[start Entries provided]

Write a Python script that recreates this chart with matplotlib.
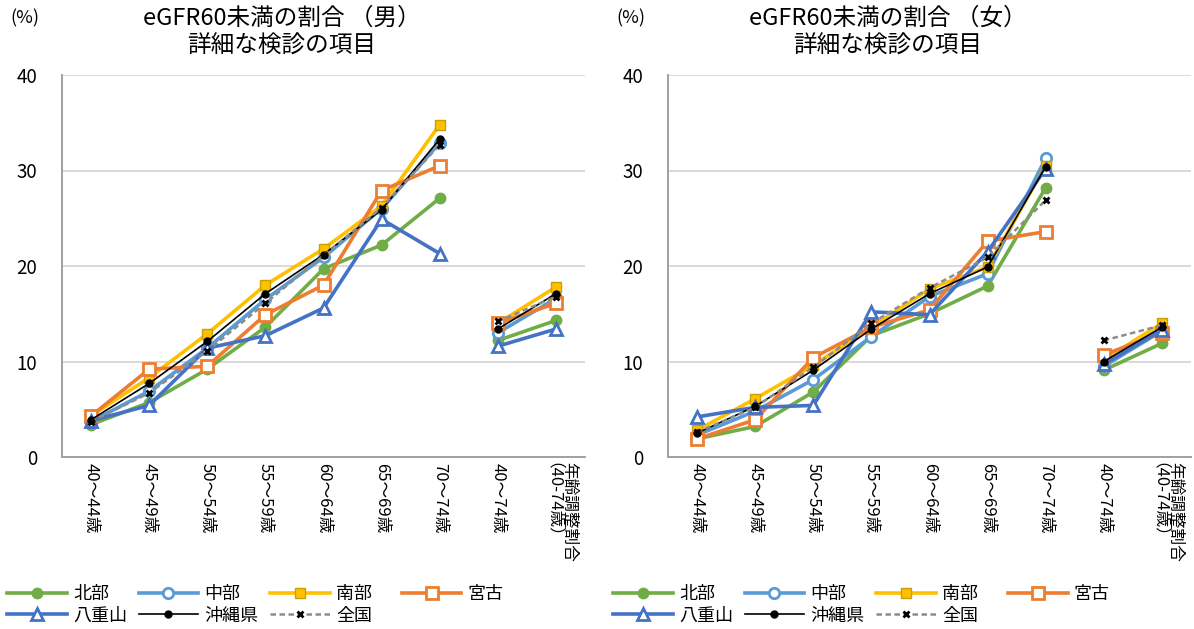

[end Entries provided]
[start Entries provided]

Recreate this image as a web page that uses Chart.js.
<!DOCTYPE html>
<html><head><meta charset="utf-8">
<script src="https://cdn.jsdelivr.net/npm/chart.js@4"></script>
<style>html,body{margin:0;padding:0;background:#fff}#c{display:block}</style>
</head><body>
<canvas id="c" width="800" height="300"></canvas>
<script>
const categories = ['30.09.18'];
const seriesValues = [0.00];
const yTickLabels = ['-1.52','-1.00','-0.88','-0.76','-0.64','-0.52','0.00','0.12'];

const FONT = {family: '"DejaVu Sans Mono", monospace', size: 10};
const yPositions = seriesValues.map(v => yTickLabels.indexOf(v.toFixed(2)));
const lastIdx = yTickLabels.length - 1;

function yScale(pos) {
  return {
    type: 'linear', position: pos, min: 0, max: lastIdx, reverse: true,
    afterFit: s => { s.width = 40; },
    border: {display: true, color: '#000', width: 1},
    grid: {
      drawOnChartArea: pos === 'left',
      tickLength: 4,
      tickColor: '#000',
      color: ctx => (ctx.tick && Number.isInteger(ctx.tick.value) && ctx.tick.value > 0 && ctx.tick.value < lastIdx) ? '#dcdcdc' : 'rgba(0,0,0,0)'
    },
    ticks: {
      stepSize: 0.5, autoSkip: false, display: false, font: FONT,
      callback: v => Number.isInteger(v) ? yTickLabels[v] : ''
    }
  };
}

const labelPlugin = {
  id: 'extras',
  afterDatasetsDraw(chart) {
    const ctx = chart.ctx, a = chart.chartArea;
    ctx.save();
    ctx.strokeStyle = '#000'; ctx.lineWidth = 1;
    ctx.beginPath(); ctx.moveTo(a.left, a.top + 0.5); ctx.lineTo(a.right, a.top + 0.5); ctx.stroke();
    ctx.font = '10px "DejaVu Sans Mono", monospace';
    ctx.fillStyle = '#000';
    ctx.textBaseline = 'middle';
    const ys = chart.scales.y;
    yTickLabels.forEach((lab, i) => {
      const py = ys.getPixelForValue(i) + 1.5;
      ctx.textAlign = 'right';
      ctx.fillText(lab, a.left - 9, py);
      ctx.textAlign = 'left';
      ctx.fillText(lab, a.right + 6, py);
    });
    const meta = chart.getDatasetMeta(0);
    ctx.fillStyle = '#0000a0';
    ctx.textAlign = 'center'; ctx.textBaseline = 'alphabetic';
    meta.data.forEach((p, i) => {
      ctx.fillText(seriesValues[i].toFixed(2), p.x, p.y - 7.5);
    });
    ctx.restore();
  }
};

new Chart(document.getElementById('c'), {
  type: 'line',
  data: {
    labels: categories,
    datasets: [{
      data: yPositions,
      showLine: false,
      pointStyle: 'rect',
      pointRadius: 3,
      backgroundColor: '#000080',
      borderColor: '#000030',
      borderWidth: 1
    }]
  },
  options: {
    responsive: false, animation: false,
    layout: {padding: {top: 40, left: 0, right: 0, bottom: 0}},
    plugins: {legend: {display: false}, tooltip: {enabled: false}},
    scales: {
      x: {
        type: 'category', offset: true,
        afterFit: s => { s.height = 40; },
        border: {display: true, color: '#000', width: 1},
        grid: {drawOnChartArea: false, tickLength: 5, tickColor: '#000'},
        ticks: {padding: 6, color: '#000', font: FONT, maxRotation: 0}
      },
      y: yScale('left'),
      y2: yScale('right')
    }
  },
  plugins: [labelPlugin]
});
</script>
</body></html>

[end Entries provided]

## Task details
Sift the material for lines with the string "that". Copy each one found.

## Problem solution
Write a Python script that recreates this chart with matplotlib.
Recreate this image as a web page that uses Chart.js.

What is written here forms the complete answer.